CSÉT No. 1
At a glance:
|Builder:||Orenstein & Koppel|
|Original company:||Cómhlucht Siúicre Éireann|
|Final company:||Cómhlucht Siúicre Éireann|
|Arrived at DCDR:||1987|
Our own No. 1, works No. 12475, was assigned to Thurles originally, but the locomotives swapped factories regularly by hitching rides on the back of CIÉ goods trains and it finished its career in the Mallow factory.
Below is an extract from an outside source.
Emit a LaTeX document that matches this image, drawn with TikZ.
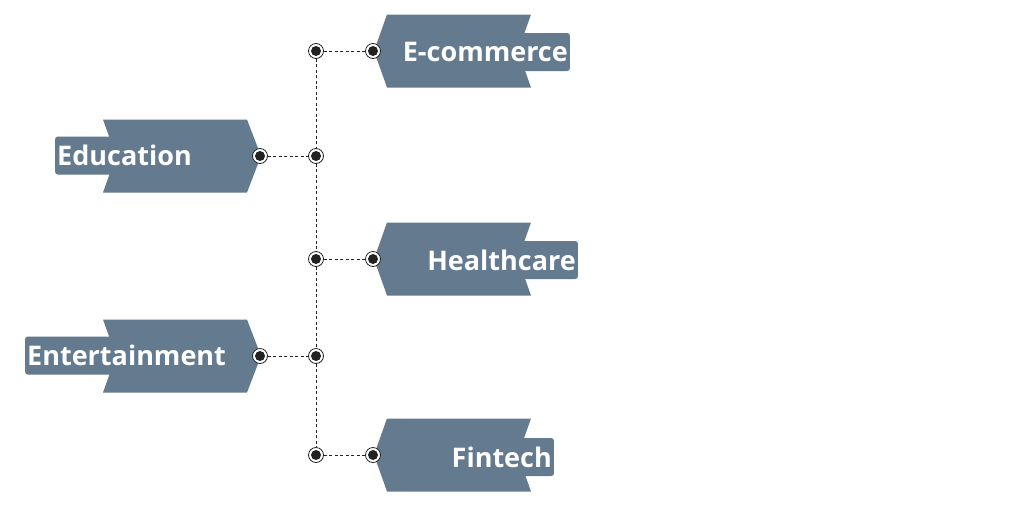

The locomotives could be distinguished from one another as the factories applied their numbers in different ways – our No. 1 has small brass numbers on the tanks like the other Thurles engines.
Manufactured in Berlin by renowned German locomotive builders Orenstein & Koppel, No. 1 rolled off the production line in 1934 as part of the first batch of CSÉT’s order – the order was split into two with six locomotives being built in 1934 and the remaining three in 1935. Due to a combination of hyperinflation in Germany and a surplus of beef in Ireland brought about by a trade war with Britain, the first batch were paid for by barter with two shiploads of cattle sufficing as payment.
No. 1’s appearance certainly doesn’t betray its continental origins, and is instantly recognisable in Ireland thanks to its funnel-shaped chimney, sanding dome and well tank. She is of 0-4-0T wheel arrangement with a top speed of around 32mph.
No. 1 spent most of its life in Thurles as a shunter, but also spent some time from the late 1950s as a static boiler used to power machinery within the refinery. After withdrawal by CSÉT in 1962, No. 1 languished around the Mallow factory until it was purchased for preservation the following year, along with Thurles No. 2 and Mallow No. 3. The three locomotives moved from place to place while their new owner, based in England, tried to raise the funds to get them across the water.
After many years stored in Dalkey, the locomotives were moved to Broadstone on the other side of Dublin, but unfortunately the cost of transport required the sacrifice of No. 2. No.’s 1 and 3 ended up at the site of Ballynahinch Junction in 1978, and it was at this point their owner realised they were the wrong gauge for an English railway! As such, they remained in situ until 1987, when the fledgling DCDR purchased the pair and moved them to Downpatrick.
After many years of restoration, including a boiler overhaul at Whitehead, No. 1 finally returned to traffic in 2012 and has been the stalwart of our passenger trains ever since. In a fitting touch of authenticity it currently wears an original O&K headlamp, which once belonged to Tuam No. 1, courtesy of our friends at the Cavan & Leitrim Railway. Our two unique O&K locomotives – thought to be the last ‘full-sized’ examples in the world – continue to keep alive an interesting aspect of our shared history that ended almost six decades ago.